In my eyes Google reader had become obsolete four years ago. That’s when I moved to services like Feedly, zite and others. Each of these services was more interesting because it took our feeds but used algorithms to make relevant content discovery faster and more intuitive.

Feedly was fun for a while but eventually I stopped using it in favour of zite. Zite was excellent until they decided to downgrade the user experience to a pinterest like interface. I don’t want the kindergarten treatment when searching for information. I want headers, I want a line or two of content and I want to have a lot of information displayed in a small space. Zite fell out of the useful apps category and was deleted from the ipad and iphone as a result.

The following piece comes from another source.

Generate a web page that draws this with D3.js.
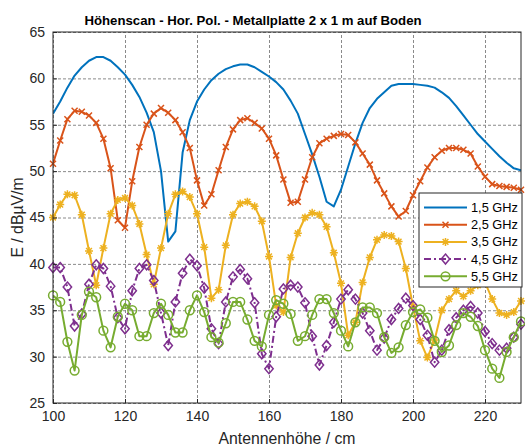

The next project I’m looking at is Scoopinion. They have a plugin which tracks which news sources you visit and which articles you read. Based on your browising habits it recommends future articles. So far it estimates that I have spent 22hrs reading news over the past month or two with over 980 articles. By this logic it should be good at recommending stories that I would enjoy but it is too tabloid at the moment. This is probably due to the relatively small user base as this is a new project by developers in Finland.

I love content aggregators that study my habits and give recommendations based on this. It makes the surfing experience more enjoyable. You also don’t suffer from RSS burn out.


Comments

One response to “The Demise of Google reader”

  1. Just had to let you know I probably wouldn’t have seen this post had it not been in my Google Reder. Though I don’t use it as much anymore to keep up with news sites, but it’s still the place I go to keep track of friends’ and acquaintances’ blogs and do targeted research. I, too, used Zite for a while, but haven’t in a while. Now I use Flipboard to bring together lots of different information sources and discover new content, and while it’s one of my favorite iPhone/iPad apps, there still isn’t something comparable I’ve found to use on my laptop. And, I still use Flipboard to read my Google Reader feeds on mobile.